The cost to generate an AI image is something like 60 ml of water (shot glass?) or 1kWh (like watching 2 HD movies via stream).
Sure, yes, at scale, this stuff is bad. I would say the worst element is corporate profit of public goods: these machines were made with mass theft, and therefore, In my opinion, should be nationalized or universalized. In this reality, that is basically a joke.
At an individual level, and a personal level, I know driving my car is bad, especially if it runs on gas. Running ACs in the summer is also bad. Leaving the water running while shaving is bad. So is a myriad of many things I do. AI use is completely optional, but it’s not an automatic marker of anyone’s moral standing, at least not more than the other cases I mentioned. You can also offset these costs as a way to be more morally just.
For me:
One of my favorite shows is the Good Place because it highlights how impossible it is to live a perfectly good, moral life in the modern world. I think ascetics who aren’t using the internet or posting on social media are probably closest. I’m sure as hell not.
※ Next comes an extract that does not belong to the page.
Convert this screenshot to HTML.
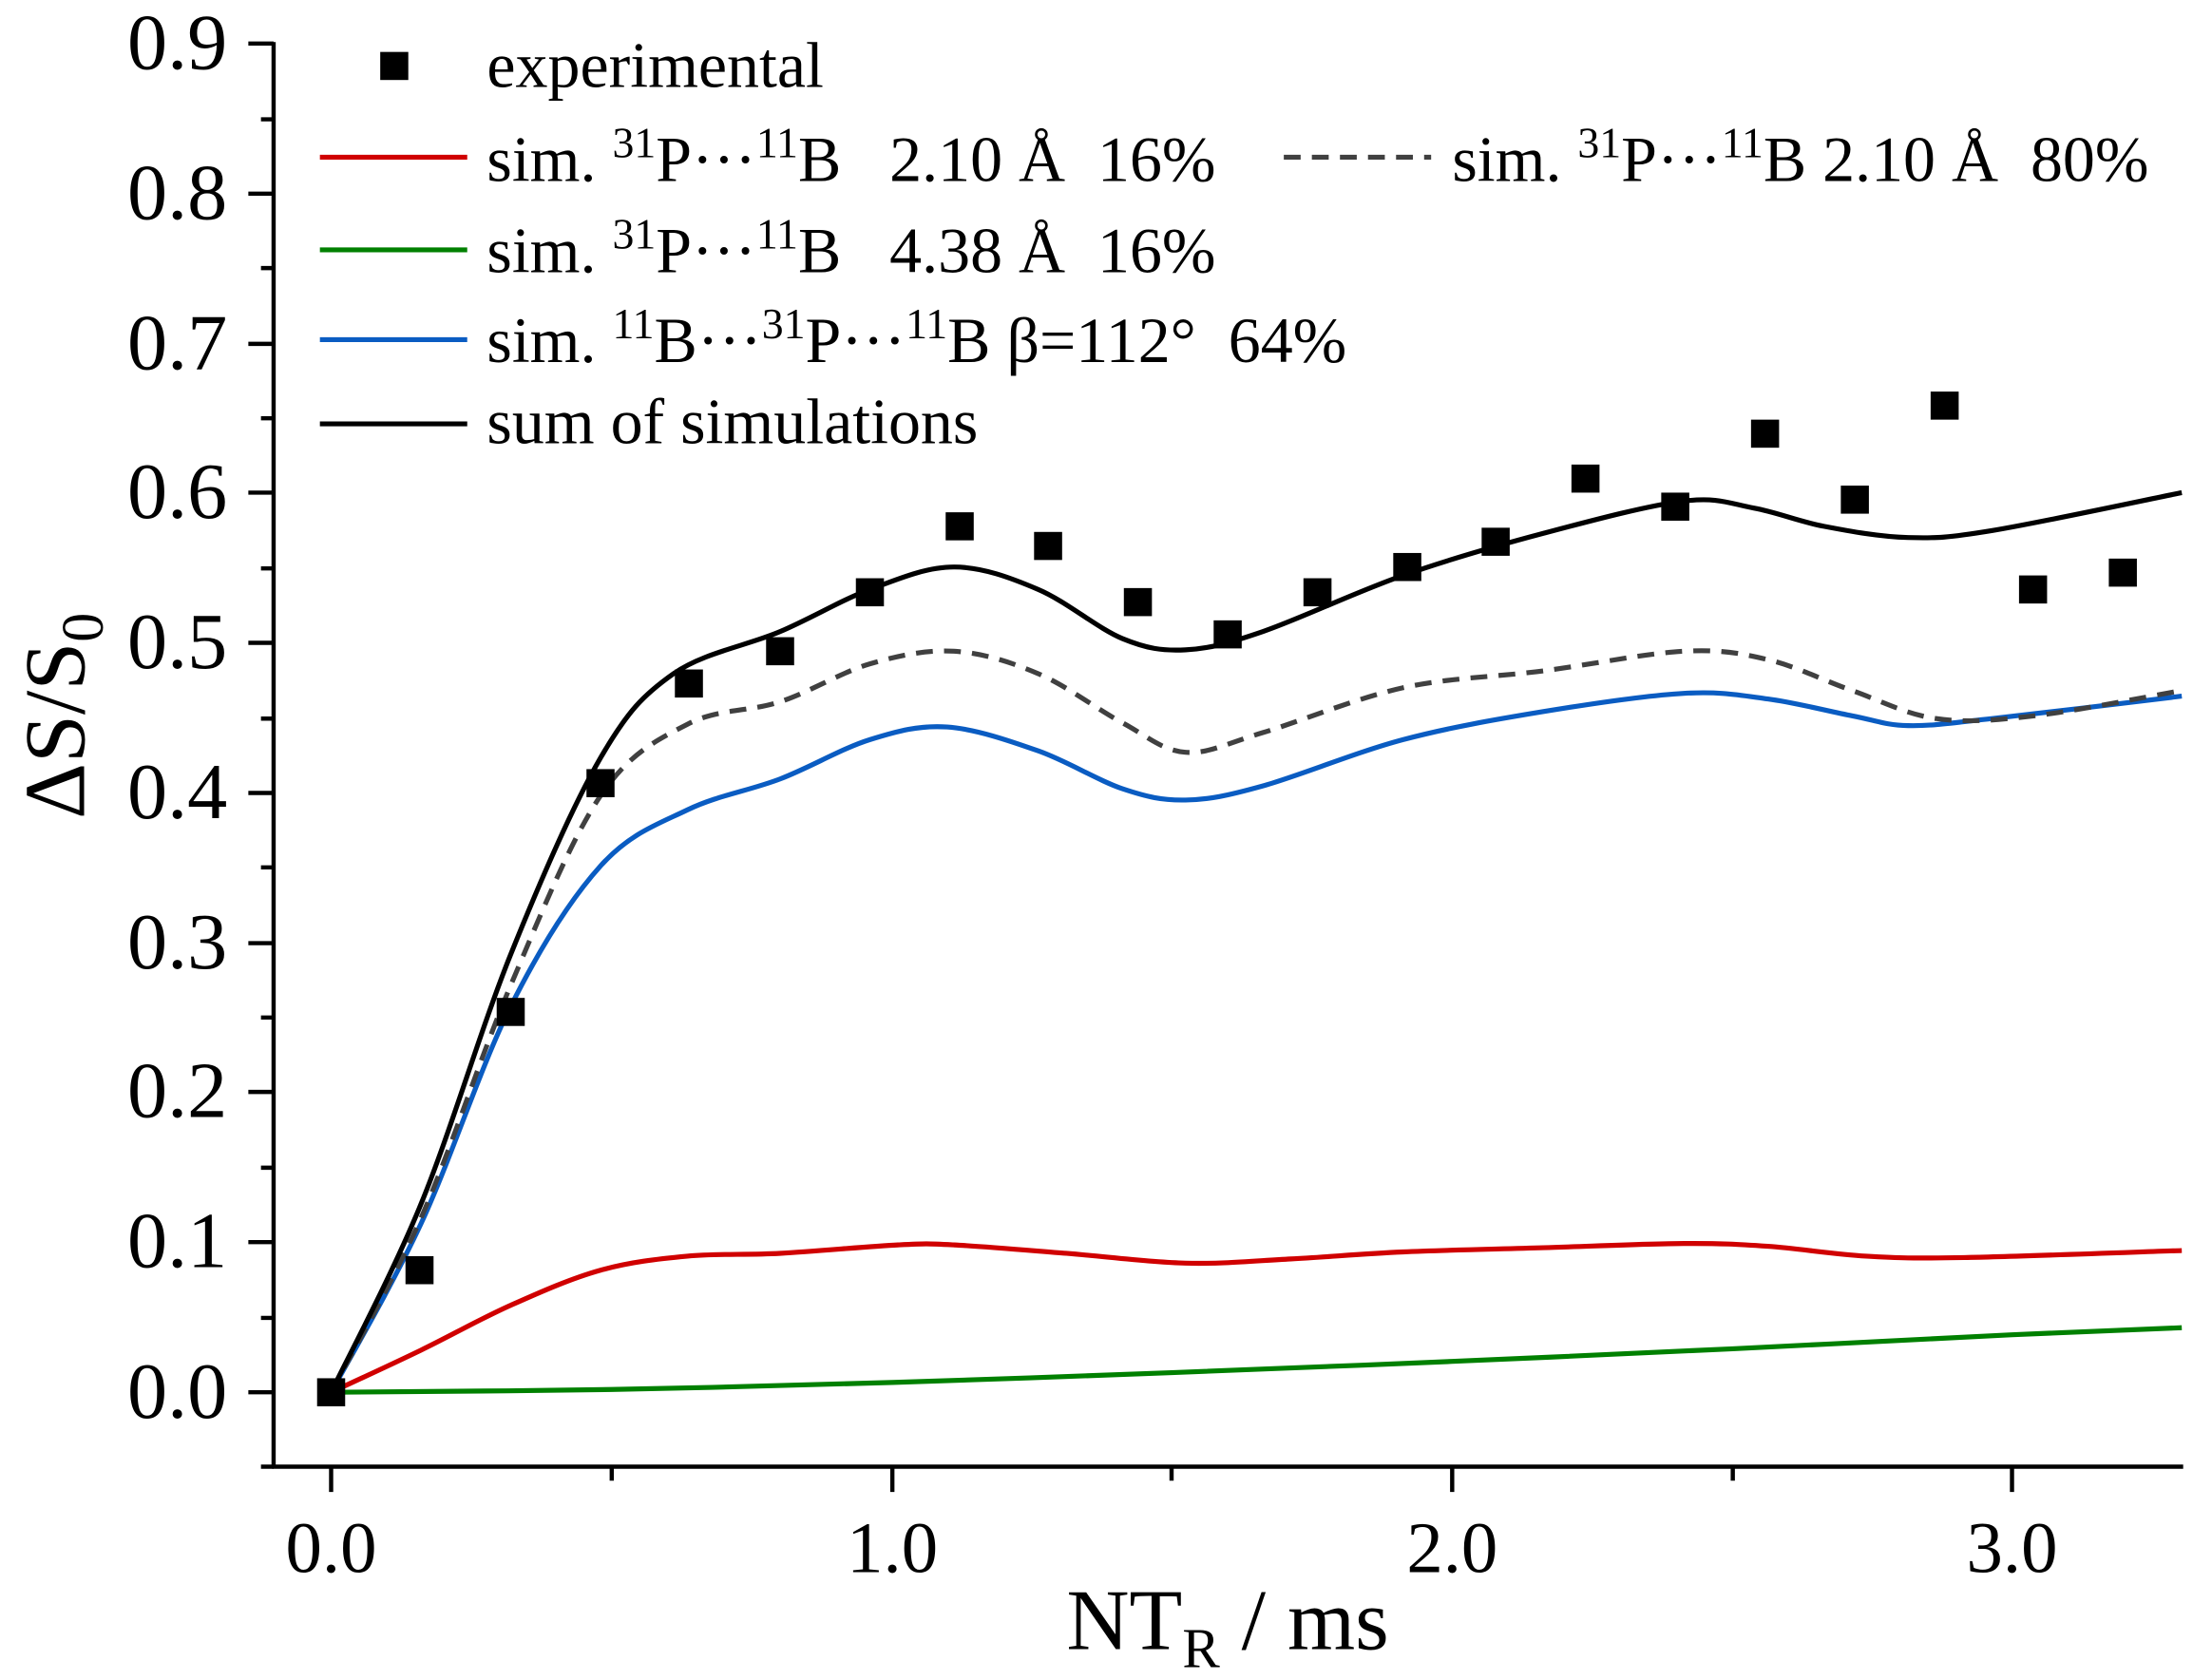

I think this is the correct take.
The two uses in my personal life I've seen AI used for is easy flyers, and rpg character art.
The problem with AI for personal use isn't usually the easy one (water/electricity use, intellectual property, etc.) for a single, noncommercial user. Artists aren't being harmed if you weren't going to drop the price of a car on character art for all your DnD NPCs, or if the alternative to using AI to make a flyer was spending an hour in canva to do the same thing.
There are other issues. AI-generated character art can have a certain "soulless" quality that I personally hate, which is why I never use it. AI-generated flyers look unprofessional, or sometimes can include visual design elements that give an unintended conclusion or vibe.